For plants not ready for full APC investment, a simpler intermediate step is establishing and enforcing a defined operating window: documented target ranges for feed rate, classifier speed, fan current, and mill differential pressure, with shift-level KPI tracking against those targets. This alone—through discipline rather than automation—typically recovers 2–4% of SEC by eliminating chronic operating drift.

The sequencing matters. Operational optimization should always come first—there is no point installing a new classifier on a line where the fan runs at fixed speed and the feed rate swings by 30% each shift. Capture the low-cost gains first, establish a stable baseline, and then evaluate which capital investments the remaining gap justifies.

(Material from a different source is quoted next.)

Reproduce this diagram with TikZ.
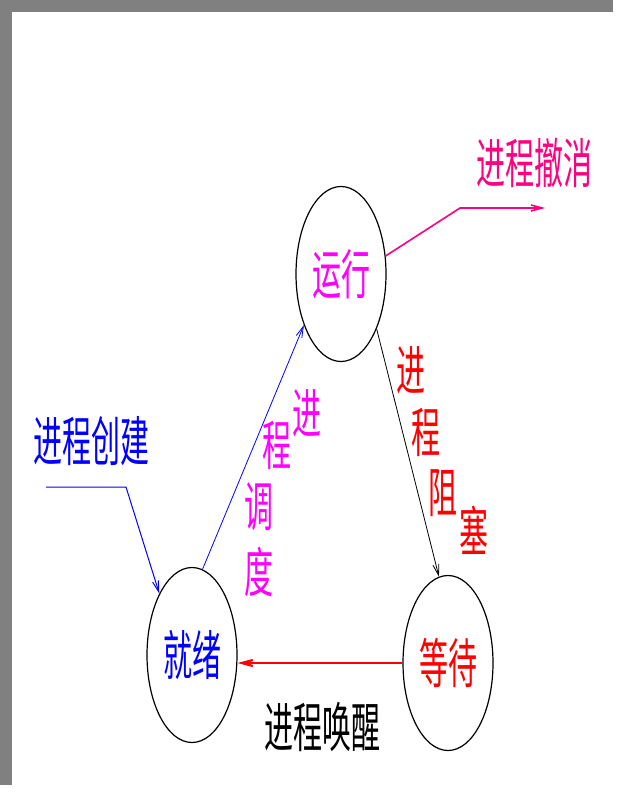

For plants considering whether a Raymond mill configuration or a vertical roller mill better fits their energy and output targets, a detailed comparison is available in this Raymond mill vs vertical roller mill energy and output cost guide. For operations already running vertical grinding systems and looking to quantify the lifecycle cost advantage, the analysis of profit margin improvements through lower operating costs in vertical grinding provides a useful framework. And for plants evaluating a complete equipment upgrade, the LYH996 intelligent vertical ring roller mill represents the current generation of energy-efficient grinding technology—combining integrated classification, hydraulic roller pressure control, and a compact footprint that reduces both SEC and total system fan load compared to conventional pendulum mill configurations.

Reducing kWh per ton is not a single intervention—it is a discipline. The plants that sustain the lowest SEC are those that track it continuously, investigate every unexplained rise, and work through the levers systematically rather than reaching for capital solutions before operational ones are exhausted.